## What is asked
Repeat every line exactly, keeping the pictures out of the copy.

*** Given data ***

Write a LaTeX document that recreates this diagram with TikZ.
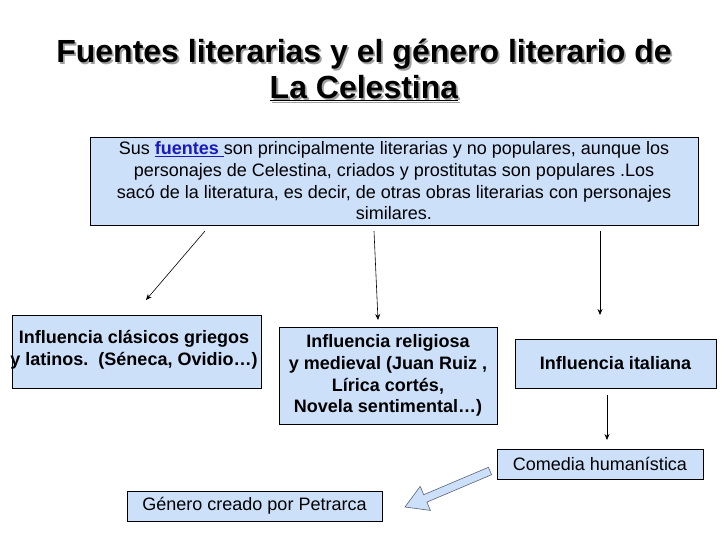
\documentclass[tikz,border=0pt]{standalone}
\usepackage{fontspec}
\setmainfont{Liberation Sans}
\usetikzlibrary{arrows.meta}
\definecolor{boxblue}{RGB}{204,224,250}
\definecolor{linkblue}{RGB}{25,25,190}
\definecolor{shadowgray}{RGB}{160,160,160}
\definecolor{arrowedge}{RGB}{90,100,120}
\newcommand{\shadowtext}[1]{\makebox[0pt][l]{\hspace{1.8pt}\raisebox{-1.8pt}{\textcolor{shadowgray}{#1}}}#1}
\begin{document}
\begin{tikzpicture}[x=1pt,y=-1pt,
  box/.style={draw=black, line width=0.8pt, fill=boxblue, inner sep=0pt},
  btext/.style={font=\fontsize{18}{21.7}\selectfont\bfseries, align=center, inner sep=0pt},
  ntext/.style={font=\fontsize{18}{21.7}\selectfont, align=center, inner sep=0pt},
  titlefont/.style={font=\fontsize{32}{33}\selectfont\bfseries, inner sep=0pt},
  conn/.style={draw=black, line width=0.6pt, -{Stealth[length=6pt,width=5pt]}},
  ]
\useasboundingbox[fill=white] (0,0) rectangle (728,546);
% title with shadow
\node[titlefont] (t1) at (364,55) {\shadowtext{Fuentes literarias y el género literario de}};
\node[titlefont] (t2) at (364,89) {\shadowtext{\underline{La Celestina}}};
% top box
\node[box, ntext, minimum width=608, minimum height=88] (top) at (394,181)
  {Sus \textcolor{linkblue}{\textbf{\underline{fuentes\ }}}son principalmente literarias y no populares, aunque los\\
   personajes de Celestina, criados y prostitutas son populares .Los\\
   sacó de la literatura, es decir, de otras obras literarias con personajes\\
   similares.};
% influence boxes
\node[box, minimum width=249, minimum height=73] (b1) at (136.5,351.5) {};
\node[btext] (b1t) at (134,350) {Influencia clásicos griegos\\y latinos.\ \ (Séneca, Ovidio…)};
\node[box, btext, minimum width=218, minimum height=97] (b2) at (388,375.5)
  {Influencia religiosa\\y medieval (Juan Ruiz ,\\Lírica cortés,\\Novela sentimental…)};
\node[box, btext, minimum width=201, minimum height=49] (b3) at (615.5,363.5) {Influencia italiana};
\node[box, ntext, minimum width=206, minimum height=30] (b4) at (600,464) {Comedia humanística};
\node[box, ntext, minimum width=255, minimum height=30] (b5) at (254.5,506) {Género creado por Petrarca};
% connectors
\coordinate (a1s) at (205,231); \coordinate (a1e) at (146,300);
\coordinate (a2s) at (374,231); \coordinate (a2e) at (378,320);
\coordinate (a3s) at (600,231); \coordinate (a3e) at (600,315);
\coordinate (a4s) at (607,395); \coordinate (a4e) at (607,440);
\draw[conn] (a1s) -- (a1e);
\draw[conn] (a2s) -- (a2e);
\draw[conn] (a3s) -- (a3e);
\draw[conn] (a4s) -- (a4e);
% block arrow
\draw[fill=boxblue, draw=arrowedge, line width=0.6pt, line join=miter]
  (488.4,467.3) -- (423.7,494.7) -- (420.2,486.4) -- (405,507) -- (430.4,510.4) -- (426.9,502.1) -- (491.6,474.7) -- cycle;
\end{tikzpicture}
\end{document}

***

## Exercise result
Write a LaTeX document that recreates this diagram with TikZ.
\documentclass[tikz,border=0pt]{standalone}
\usepackage{fontspec}
\setmainfont{Liberation Sans}
\usetikzlibrary{arrows.meta}
\definecolor{boxblue}{RGB}{204,224,250}
\definecolor{linkblue}{RGB}{25,25,190}
\definecolor{shadowgray}{RGB}{160,160,160}
\definecolor{arrowedge}{RGB}{90,100,120}
\newcommand{\shadowtext}[1]{\makebox[0pt][l]{\hspace{1.8pt}\raisebox{-1.8pt}{\textcolor{shadowgray}{#1}}}#1}
\begin{document}
\begin{tikzpicture}[x=1pt,y=-1pt,
  box/.style={draw=black, line width=0.8pt, fill=boxblue, inner sep=0pt},
  btext/.style={font=\fontsize{18}{21.7}\selectfont\bfseries, align=center, inner sep=0pt},
  ntext/.style={font=\fontsize{18}{21.7}\selectfont, align=center, inner sep=0pt},
  titlefont/.style={font=\fontsize{32}{33}\selectfont\bfseries, inner sep=0pt},
  conn/.style={draw=black, line width=0.6pt, -{Stealth[length=6pt,width=5pt]}},
  ]
\useasboundingbox[fill=white] (0,0) rectangle (728,546);
% title with shadow
\node[titlefont] (t1) at (364,55) {\shadowtext{Fuentes literarias y el género literario de}};
\node[titlefont] (t2) at (364,89) {\shadowtext{\underline{La Celestina}}};
% top box
\node[box, ntext, minimum width=608, minimum height=88] (top) at (394,181)
  {Sus \textcolor{linkblue}{\textbf{\underline{fuentes\ }}}son principalmente literarias y no populares, aunque los\\
   personajes de Celestina, criados y prostitutas son populares .Los\\
   sacó de la literatura, es decir, de otras obras literarias con personajes\\
   similares.};
% influence boxes
\node[box, minimum width=249, minimum height=73] (b1) at (136.5,351.5) {};
\node[btext] (b1t) at (134,350) {Influencia clásicos griegos\\y latinos.\ \ (Séneca, Ovidio…)};
\node[box, btext, minimum width=218, minimum height=97] (b2) at (388,375.5)
  {Influencia religiosa\\y medieval (Juan Ruiz ,\\Lírica cortés,\\Novela sentimental…)};
\node[box, btext, minimum width=201, minimum height=49] (b3) at (615.5,363.5) {Influencia italiana};
\node[box, ntext, minimum width=206, minimum height=30] (b4) at (600,464) {Comedia humanística};
\node[box, ntext, minimum width=255, minimum height=30] (b5) at (254.5,506) {Género creado por Petrarca};
% connectors
\coordinate (a1s) at (205,231); \coordinate (a1e) at (146,300);
\coordinate (a2s) at (374,231); \coordinate (a2e) at (378,320);
\coordinate (a3s) at (600,231); \coordinate (a3e) at (600,315);
\coordinate (a4s) at (607,395); \coordinate (a4e) at (607,440);
\draw[conn] (a1s) -- (a1e);
\draw[conn] (a2s) -- (a2e);
\draw[conn] (a3s) -- (a3e);
\draw[conn] (a4s) -- (a4e);
% block arrow
\draw[fill=boxblue, draw=arrowedge, line width=0.6pt, line join=miter]
  (488.4,467.3) -- (423.7,494.7) -- (420.2,486.4) -- (405,507) -- (430.4,510.4) -- (426.9,502.1) -- (491.6,474.7) -- cycle;
\end{tikzpicture}
\end{document}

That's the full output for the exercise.